Under Lay’s leadership, Enron began to transform itself from a gas pipeline company into a global energy trader. It began trading natural gas commodities in 1989 and electricity in 1994 following passage of the Energy Act of 1992. This new law deregulated the wholesale electricity market and required public utilities to carry privately marketed electricity, such as Enron’s, over their wires. Enron also benefited from a federal regulatory decision in January 1993 to exempt energy contracts, such as those negotiated between Enron and public utilities, from oversight by the Commodity Futures Trading Commission (CFTC). The chairperson of the CFTC soon resigned and a month later accepted a position as a member of Enron’s board of directors.

Enron eventually became the largest marketer of natural gas in North America and the United Kingdom and the largest marketer of electricity in the United States. Enron branched into other areas of commodities trading, including chemicals, coal, fiber-optic bandwidth, metals, and paper. It also continued to acquire physical assets, such as a pipeline in Argentina and an electric utility, Portland General Electric, which supplied electricity to 750,000 customers in Oregon.



Enron also branched into international markets. It purchased outright or had a major interest in power plants in Brazil, China, the Dominican Republic, Guatemala, India, Nicaragua, Panama, the Philippines, and Turkey.

Enron enjoyed enormous success during the 1990s and into 2000. Its stock price climbed from less than $10 a share in 1991 to a high of $90 in 2000. From 1998 to 2000 its reported revenues increased from $31 billion to more than $100 billion, earning it a place as the seventh-largest company on the Fortune 500 list of the 500 largest companies in the United States. By March 2000 Enron was regarded as the sixth-largest energy company in the world.

IV

Enron Scandal

A

Basis of the Enron Scandal

Enron’s fortunes, however, began to unravel in 2001. Enron’s president and chief operating officer, Jeffrey Skilling, took over as CEO in February, replacing Lay, who remained chairman of the company. By August, however, Skilling had resigned, and Lay resumed the CEO position. In October the company reported a $638 million third-quarter loss and a $1.2 billion reduction in shareholder equity related to partnerships that had been set up and run by chief financial officer Andrew Fastow. The same month the Securities and Exchange Commission (SEC) began an inquiry into possible conflicts of interest between Enron executives and the company’s partnerships, and Enron removed Fastow from his position.

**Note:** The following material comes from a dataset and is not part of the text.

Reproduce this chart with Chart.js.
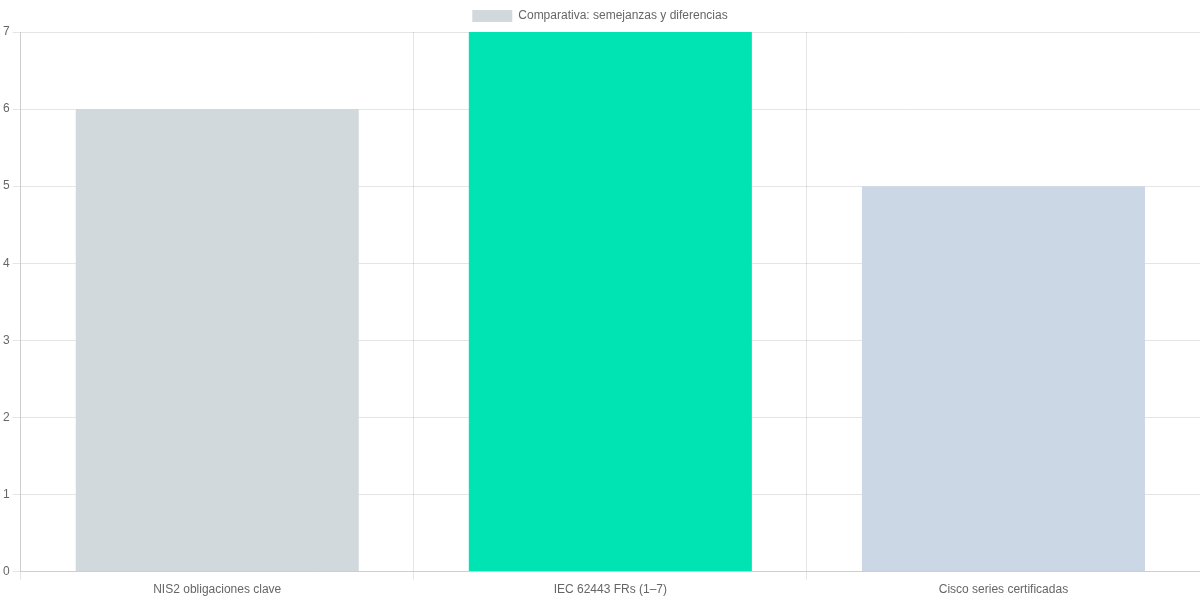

In November 2001 the company acknowledged that its financial statements for nearly five previous years were erroneous and failed to follow generally accepted accounting practices. Instead of the massive profits it had reported, the company said it had actually lost $586 million since 1997, most of which had been kept off the accounting books and hidden by the partnerships that Fastow had formed. The same month the company revealed that it needed to find financing for a $690 million debt due at the month’s end. Enron’s stock had begun the year at $83 a share, but by late November it had fallen below $1. In early December Enron filed for Chapter 11 bankruptcy protection. At the time of its filing, Enron listed assets of $63.4 billion.

In January 2002 the Justice Department announced a criminal investigation of Enron. The same month the auditing firm Arthur Andersen revealed that some of its employees had shredded Enron documents as far back as October 2001. Enron’s stock was delisted (removed) from the New York Stock Exchange in January 2002, and the same month a former vice chairman of the company reportedly committed suicide. In February the Senate Commerce Committee and the House Energy and Commerce Committee called top Enron executives to testify, nearly all of whom declined to testify by exercising their Fifth Amendment rights under the Constitution.

In March 2002 a grand jury convened by the Justice Department indicted Andersen as a firm, rather than simply indicting individual employees or officers of the accounting company. The grand jury charged the company with destroying “tons of paper” at its offices worldwide and with deleting vast numbers of computer files relating to Enron audits. The case went to trial in May, and in June a jury found Andersen guilty of obstructing justice.

The Enron scandal led to the introduction of several bills in Congress to regulate 401(k) plans in light of the retirement savings lost by thousands of Enron’s 20,000 employees. Enron matched employee contributions to their 401(k) retirement plans with Enron stock and prevented employees from selling the stock until they reached the age of 50. Further, while Enron’s stock plummeted, the 401(k) plan was “locked down,” prohibiting those over 50 from selling their shares. Enron employees could only watch as the stock plummeted and their retirement savings lost value. By the time some were able to sell, the value of the stock had plunged to 26 cents. About 11,000 Enron employees lost nearly $800 million in retirement savings. In the meantime, however, Enron executives who had other forms of compensation encouraged employees to continue investing in Enron while they sold shares of Enron stock when it was still high, earning more than a billion dollars.